Second Essay (2000 words)

This essay will chiefly function as an analysis of primary sources to prove a specific argument about female identity in the context of the querelle des femmes. You must use at least four printed primary sources. That means no electronic sources. At least one of these sources must be external to the required readings for the course. All primary sources must be written between 1400 and 1800 and must be relevant to the theme of the course. At least two of the sources must be written by a woman. You may use printed secondary sources to provide historical context or as supports or foils for your argument. You may not use secondary sources as substitutes for your own historical reasoning; your essay should not be an exercise in repeating or summarizing the views of other scholars. The objective of the assignment is for you to formulate and prove your own historical argument based on your own reading of primary sources. Essays that lack a clear argument and/or do not provide a substantial analysis of primary sources will not receive a grade higher than C. They may earn a grade less than C. You must document your essay with footnotes/endnotes and a bibliography in accordance with the most recent edition of The Chicago Manual of Style. Marks will be deducted for deficiencies in footnote/endnote or bibliographical form.

Requirements for Written Assignments

  • Essays sent by electronic attachment will not be accepted.

  • All essays must be typed, paginated, and double-spaced with all margins set at one inch.

  • Use a twelve-point font for the entire essay, including footnotes / endnotes.

  • Provide a title page with your own title and include your e-mail address on the title page in case I need to contact you.

  • Staple your essay together. No paper clips please!

  • Do not exceed the word limit assigned to each essay assignment. I will not read beyond what you are required to write.

  • On the title page or at the end of your essay, provide the precise word count of the essay, not including footnotes/endnotes and bibliography. For MS Word, select the entire text of the essay, click on Tools, then Word Count. Provide the figure given.

  • When citing your sources, supply footnotes or a separate page (or separate pages) for endnotes. In the first essay you may cite direct quotes from or references to the book in question by indicating page numbers in brackets within your own text, but supply a footnote or endnote that provides publication details at the first reference. You must supply footnote or endnote references for the book reviews. Do not forget to cite your source precisely! Failure to do so constitutes plagiarism. Document references in the second essay only with footnotes or endnotes. Supply a bibliography for the first and second essay.

  • For all matters of style, including the correct format for footnotes and bibliography, please consult the most recent editions of The Chicago Manual of Style. For help with style, see also William Strunk, Jr. The Elements of Style. Examples of footnote and bibliographical form required for this course may be found here.

  • Superior essays will be written with correct grammar and idiomatic usage. Above all, they will (1) directly address the relevant question and (2) will be based on an articulate thesis statement, presented in the introduction, that is (3) sustained with logical consistency and by compelling evidence taken from the relevant sources in the form of quotations and/or specific references.

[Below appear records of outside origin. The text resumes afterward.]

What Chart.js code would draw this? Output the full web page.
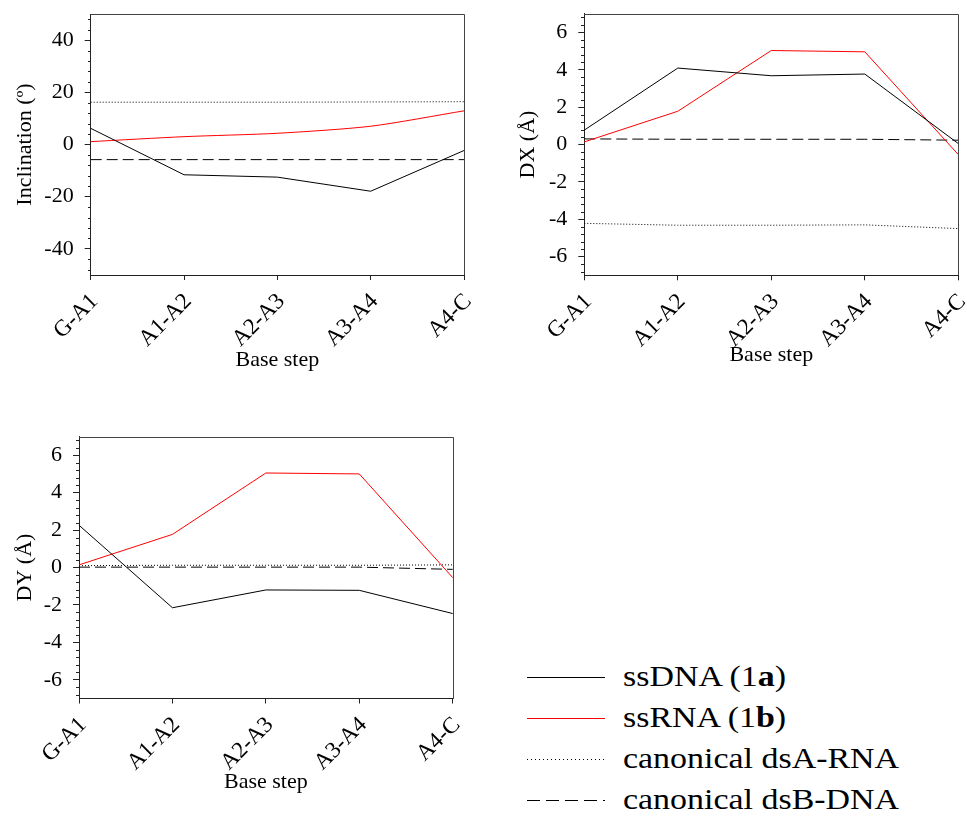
<!DOCTYPE html>
<html>
<head>
<meta charset="utf-8">
<script src="https://cdn.jsdelivr.net/npm/chart.js@4.4.0/dist/chart.umd.min.js"></script>
<style>
  body { margin: 0; background: #fff; width: 967px; height: 816px; position: relative; overflow: hidden;
         font-family: "Liberation Serif", "Times New Roman", serif; }
  canvas.plot { position: absolute; }
  #legend { position: absolute; left: 527px; top: 656px; }
  .row { height: 41px; display: flex; align-items: center; }
  .row canvas { margin-right: 18px; }
  .row span { font-size: 29px; color: #000; white-space: nowrap; display: inline-block;
              transform: scaleX(1.17); transform-origin: left center; }
</style>
</head>
<body>
<canvas class="plot" id="incl" width="480" height="377" style="left:0;top:0"></canvas>
<canvas class="plot" id="dx" width="487" height="372" style="left:480px;top:0"></canvas>
<canvas class="plot" id="dy" width="480" height="379" style="left:0;top:420px"></canvas>
<div id="legend"></div>
<script>
// base steps along the x axis
var steps = ['G-A1', 'A1-A2', 'A2-A3', 'A3-A4', 'A4-C'];

// Inclination (deg)
var inclSsDNA = [6.2, -11.6, -12.5, -17.9, -2.3];
var inclSsRNA = [1.1, 3.0, 4.3, 7.0, 12.9];
var inclARNA  = [16.2, 16.2, 16.2, 16.3, 16.4];
var inclBDNA  = [-5.8, -5.8, -5.8, -5.8, -5.8];

// DX (A)
var dxSsDNA = [0.77, 4.09, 3.68, 3.77, 0.05];
var dxSsRNA = [0.14, 1.78, 5.03, 4.96, -0.54];
var dxARNA  = [-4.22, -4.32, -4.32, -4.30, -4.50];
var dxBDNA  = [0.30, 0.28, 0.28, 0.28, 0.23];

// DY (A)
var dySsDNA = [2.26, -2.15, -1.20, -1.22, -2.46];
var dySsRNA = [0.14, 1.77, 5.05, 5.00, -0.54];
var dyARNA  = [0.10, 0.12, 0.12, 0.12, 0.14];
var dyBDNA  = [0.02, 0.02, 0.02, 0.02, -0.10];

// tick labels
var inclTicks = [-40, -20, 0, 20, 40];
var dTicks = [-6, -4, -2, 0, 2, 4, 6];

var legendLabels = ['ssDNA (1<b>a</b>)', 'ssRNA (1<b>b</b>)', 'canonical dsA-RNA', 'canonical dsB-DNA'];

var FONT = '"Liberation Serif", "Times New Roman", serif';
var styles = [
    { color: '#000', dash: [], legendDash: [] },
    { color: '#ff0000', dash: [], legendDash: [] },
    { color: '#000', dash: [1, 2], legendDash: [1, 3] },
    { color: '#000', dash: [11, 5], legendDash: [13, 6] }
];

// frame on top/right + minor ticks on the y axis
var framePlugin = {
    id: 'frame',
    afterDraw: function(chart, args, opts) {
        var ctx = chart.ctx, a = chart.chartArea, y = chart.scales.y;
        ctx.save();
        ctx.lineWidth = 1;
        ctx.strokeStyle = '#444';
        ctx.beginPath();
        ctx.moveTo(Math.round(a.left), Math.round(a.top) + 0.5);
        ctx.lineTo(Math.round(a.right) + 0.5, Math.round(a.top) + 0.5);
        ctx.lineTo(Math.round(a.right) + 0.5, Math.round(a.bottom));
        ctx.stroke();
        ctx.strokeStyle = '#222';
        var kMin = Math.ceil(y.min / opts.minor - 1e-6), kMax = Math.floor(y.max / opts.minor + 1e-6);
        for (var k = kMin; k <= kMax; k++) {
            if (k % opts.every === 0) continue;
            var py = Math.round(y.getPixelForValue(k * opts.minor)) + 0.5;
            ctx.beginPath();
            ctx.moveTo(Math.round(a.left) - 3, py);
            ctx.lineTo(Math.round(a.left), py);
            ctx.stroke();
        }
        ctx.restore();
    }
};

function makeChart(id, yTitle, series, yMin, yMax, tickVals, minor, every, box, redTension) {
    var canvas = document.getElementById(id);
    var titleOff = 17.2;
    var padLeft = box.yTitleX - titleOff;
    var datasets = series.map(function(d, i) {
        return {
            label: legendLabels[i],
            data: d,
            borderColor: styles[i].color,
            backgroundColor: styles[i].color,
            borderWidth: 1,
            borderDash: styles[i].dash,
            pointRadius: 0,
            tension: i === 1 ? redTension : 0,
            fill: false
        };
    });
    return new Chart(canvas, {
        type: 'line',
        data: { labels: steps, datasets: datasets },
        options: {
            responsive: false,
            animation: false,
            layout: { padding: { left: padLeft, top: box.top, right: canvas.width - box.right, bottom: 0 } },
            plugins: { legend: { display: false }, tooltip: { enabled: false }, frame: { minor: minor, every: every } },
            scales: {
                x: {
                    type: 'category',
                    offset: false,
                    afterFit: function(s) {
                        s.height = canvas.height - box.bottom;
                        s.paddingLeft = 0; s.paddingRight = 0;
                    },
                    grid: { display: true, drawOnChartArea: false, drawTicks: true, tickLength: 5, color: '#222' },
                    border: { display: true, color: '#222', width: 1 },
                    ticks: { autoSkip: false, minRotation: 45, maxRotation: 45, padding: 8, labelOffset: 4,
                             color: '#000', font: { family: FONT, size: 23 } },
                    title: { display: true, text: 'Base step', color: '#000', font: { family: FONT, size: 22 },
                             padding: { top: 4, bottom: 4 } }
                },
                y: {
                    min: yMin,
                    max: yMax,
                    afterFit: function(s) {
                        s.width = box.left - padLeft;
                        s.paddingTop = 0; s.paddingBottom = 0;
                    },
                    afterBuildTicks: function(s) { s.ticks = tickVals.map(function(v) { return { value: v }; }); },
                    grid: { display: true, drawOnChartArea: false, drawTicks: true, tickLength: 6, color: '#222' },
                    border: { display: true, color: '#222', width: 1 },
                    ticks: { padding: 11, color: '#000', font: { family: FONT, size: 22 } },
                    title: { display: true, text: yTitle, color: '#000', font: { family: FONT, size: 22 },
                             padding: { top: 4, bottom: 4 } }
                }
            }
        },
        plugins: [framePlugin]
    });
}

makeChart('incl', 'Inclination (º)', [inclSsDNA, inclSsRNA, inclARNA, inclBDNA], -50, 50, inclTicks, 4, 5,
    { left: 90.7, right: 464, top: 14, bottom: 275, yTitleX: 25 }, 0.25);
makeChart('dx', 'DX (Å)', [dxSsDNA, dxSsRNA, dxARNA, dxBDNA], -7, 7, dTicks, 0.4, 5,
    { left: 104.3, right: 478.3, top: 13.7, bottom: 275.3, yTitleX: 48.3 }, 0);
makeChart('dy', 'DY (Å)', [dySsDNA, dySsRNA, dyARNA, dyBDNA], -7, 7, dTicks, 0.4, 5,
    { left: 79, right: 452.7, top: 16.5, bottom: 278.5, yTitleX: 25 }, 0);

// legend
var legend = document.getElementById('legend');
legendLabels.forEach(function(text, i) {
    var row = document.createElement('div');
    row.className = 'row';
    var c = document.createElement('canvas');
    c.width = 78; c.height = 6;
    var g = c.getContext('2d');
    g.strokeStyle = styles[i].color;
    g.lineWidth = 1;
    g.setLineDash(styles[i].legendDash);
    g.beginPath(); g.moveTo(0, 3.5); g.lineTo(78, 3.5); g.stroke();
    var span = document.createElement('span');
    span.innerHTML = text;
    row.appendChild(c);
    row.appendChild(span);
    legend.appendChild(row);
});
</script>
</body>
</html>
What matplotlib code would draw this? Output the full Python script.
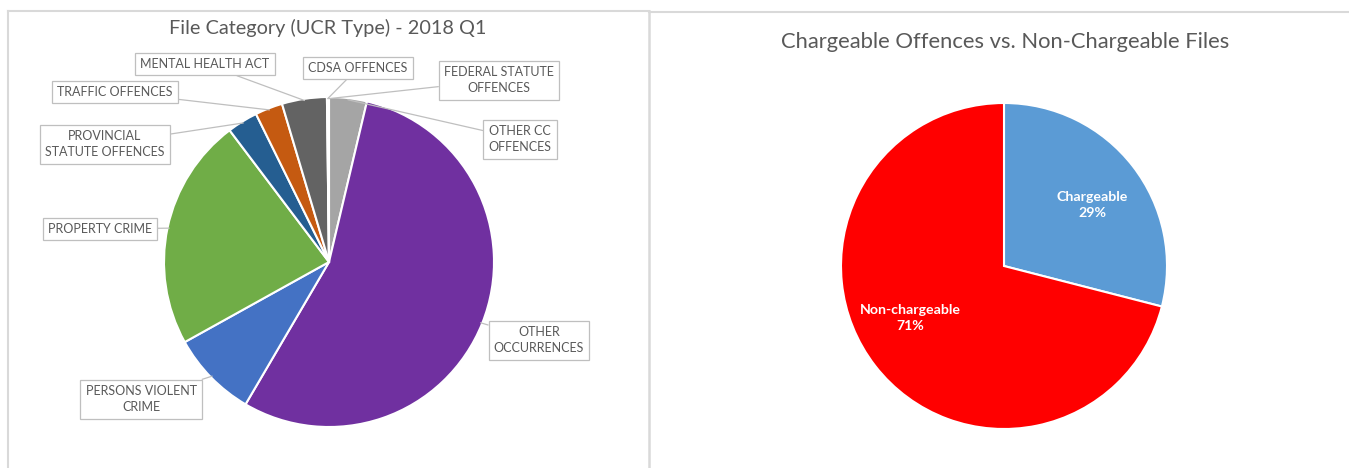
import matplotlib
matplotlib.use("Agg")
import matplotlib.pyplot as plt
import numpy as np
from matplotlib.lines import Line2D

plt.rcParams['font.family'] = ['Lato', 'DejaVu Sans']

W, H = 1349, 468

# ---- data ----
ucr_labels = ["OTHER CC\nOFFENCES", "OTHER\nOCCURRENCES", "PERSONS VIOLENT\nCRIME",
              "PROPERTY CRIME", "PROVINCIAL\nSTATUTE OFFENCES", "TRAFFIC OFFENCES",
              "MENTAL HEALTH ACT", "CDSA OFFENCES", "FEDERAL STATUTE\nOFFENCES"]
ucr_values = [3.7, 54.8, 8.5, 22.8, 3.0, 2.7, 4.4, 0.15, 0.05]
ucr_colors = ["#a5a5a5", "#7030a0", "#4472c4", "#70ad47", "#255e91",
              "#c55a11", "#636363", "#9dc3e6", "#b4c7e7"]

charge_labels = ["Chargeable", "Non-chargeable"]
charge_values = [29, 71]
charge_colors = ["#5b9bd5", "#ff0000"]

# label box centres (pixels, from top-left)
ucr_label_pos = [(520, 139), (539, 340), (141, 399), (100, 229), (105, 144),
                 (115, 92), (205, 64), (358, 68), (499, 80)]


def fx(x):
    return x / W


def fy(y):
    return 1 - y / H


fig = plt.figure(figsize=(W / 100, H / 100), dpi=100)

# panel borders
border = "#d9d9d9"
fig.add_artist(Line2D([fx(8), fx(8)], [fy(11), fy(468)], color=border, lw=1.5))
fig.add_artist(Line2D([fx(8), fx(649)], [fy(11), fy(11)], color=border, lw=1.5))
fig.add_artist(Line2D([fx(649), fx(649)], [fy(11), fy(468)], color=border, lw=1.8))
fig.add_artist(Line2D([fx(649), fx(1349)], [fy(12), fy(12)], color=border, lw=1.5))

# ---- left pie ----
cx, cy, r = 329, 262, 165
axL = fig.add_axes([fx(cx - r), fy(cy + r), (2 * r) / W, (2 * r) / H])
wedges, _ = axL.pie(ucr_values, colors=ucr_colors, startangle=90, counterclock=False,
                    radius=1, wedgeprops=dict(edgecolor="white", linewidth=1.5))
axL.set_xlim(-1, 1)
axL.set_ylim(-1, 1)
axL.set_aspect("equal")
axL.axis("off")

for w, lab, (px, py) in zip(wedges, ucr_labels, ucr_label_pos):
    ang = np.deg2rad((w.theta1 + w.theta2) / 2)
    xy = (np.cos(ang) * 0.99, np.sin(ang) * 0.99)
    axL.annotate(lab, xy=xy, xycoords="data", xytext=(fx(px), fy(py)),
                 textcoords="figure fraction", ha="center", va="center",
                 fontsize=9, color="#595959", linespacing=1.45,
                 bbox=dict(boxstyle="square,pad=0.42", fc="white", ec="#bfbfbf", lw=0.9),
                 arrowprops=dict(arrowstyle="-", color="#bfbfbf", lw=0.9,
                                 shrinkA=0, shrinkB=0),
                 annotation_clip=False)

fig.text(fx(328), fy(28), "File Category (UCR Type) - 2018 Q1", ha="center", va="center",
         fontsize=14.3, color="#595959")

# ---- right pie ----
cx2, cy2, r2 = 1004, 266, 163
axR = fig.add_axes([fx(cx2 - r2), fy(cy2 + r2), (2 * r2) / W, (2 * r2) / H])
wR, _ = axR.pie(charge_values, colors=charge_colors, startangle=90, counterclock=False,
                radius=1, wedgeprops=dict(edgecolor="white", linewidth=1.5))
axR.set_xlim(-1, 1)
axR.set_ylim(-1, 1)
axR.set_aspect("equal")
axR.axis("off")

charge_text_pos = [(1092, 205), (910, 318)]
for lab, val, (px, py) in zip(charge_labels, charge_values, charge_text_pos):
    fig.text(fx(px), fy(py), f"{lab}\n{val}%", ha="center", va="center",
             fontsize=10.2, color="white", fontweight="bold", linespacing=1.45)

fig.text(fx(1005), fy(42), "Chargeable Offences vs. Non-Chargeable Files", ha="center",
         va="center", fontsize=15.8, color="#595959")

fig.savefig("out.png", dpi=100, facecolor="white")
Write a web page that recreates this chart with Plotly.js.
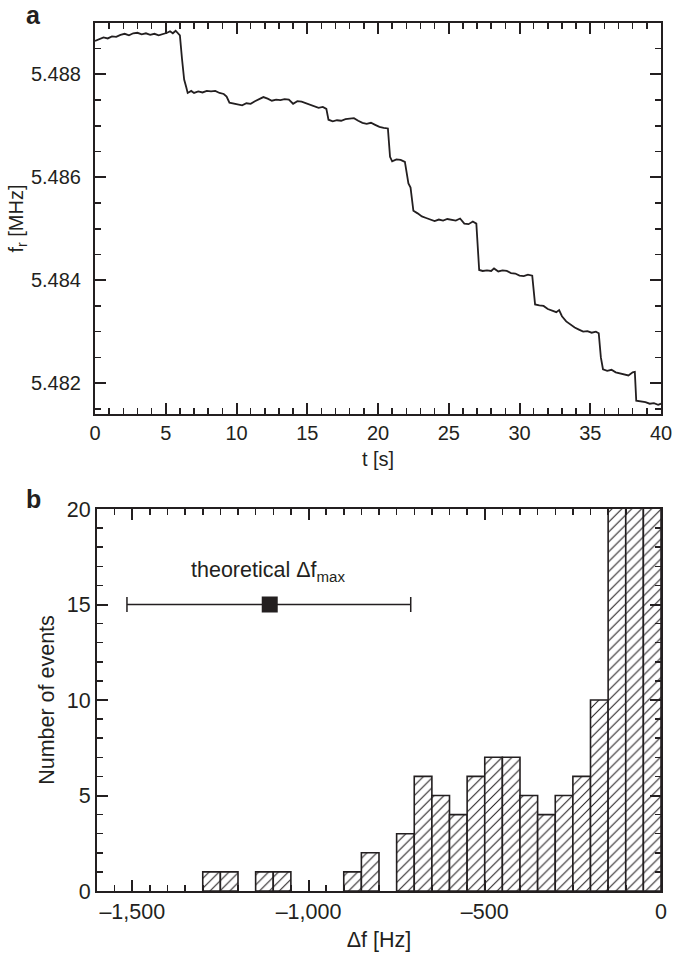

  • Your written work should be the organized and intelligible record of your own thinking about a particular problem. Avoid stringing together the ideas of others, and especially avoid plagiarism, the unacknowledged use of the words or ideas of another author. For more information on plagiarism point your internet browser here. This site links to the SFU Library plagiarism tutorial. In 2005, I came across at least three papers in which students had used without acknowledgement material from printed or internet sources. Every paper received an F. Every paper marred by plagiarism deserves an F. I am an expert at detecting plagiarism. Do not plagiarize!

  • Avoid the most common stylistic problems of undergraduate essays: Aim to express your ideas clearly and concisely. Write in complete, grammatically correct sentences. Do not use colloquial language or contractions. Avoid dangling participles, convoluted, run-on sentences, and one- or two-sentence paragraphs. Wherever possible use the active voice, not the passive voice. (If you do not know what these terms mean, find out!) Know what words mean before you use them. Consult a dictionary regularly to help you use and spell words correctly. Use authoritative dictionaries, e.g. the various Oxford dictionaries. Avoid internet dictionaries. Do not rely on spell-check programs. Proofread your essays.

  • Use your sources correctly. All page references must be accurate. Quote accurately and do not misrepresent your sources. Adapt your prose to quotations from your sources, not vice versa. Do not quote fragments that make no grammatical sense. Do not alter the text of your source when quoting from it by replacing words in or adding words to the text. Provide a context for your quotations so that they make sense to your readers. Do not expect your readers to guess the connection between a quotation and an argument you wish to make.

  • Do not hand in assignments late. An assignment is late when it is submitted after the beginning of class on the day that it is due. A penalty of 3% per day will be deducted from late assignments, and I reserve the right simply to provide grades without comments on these.

  • I will gladly allow for extensions for the first essay without penalty but only if you have a significant and urgent reason for not handing in the paper on time (e.g. illness, family tragedy) and if you speak with me before the deadline for submission. As a rule, e-mail requests for extensions will not be considered.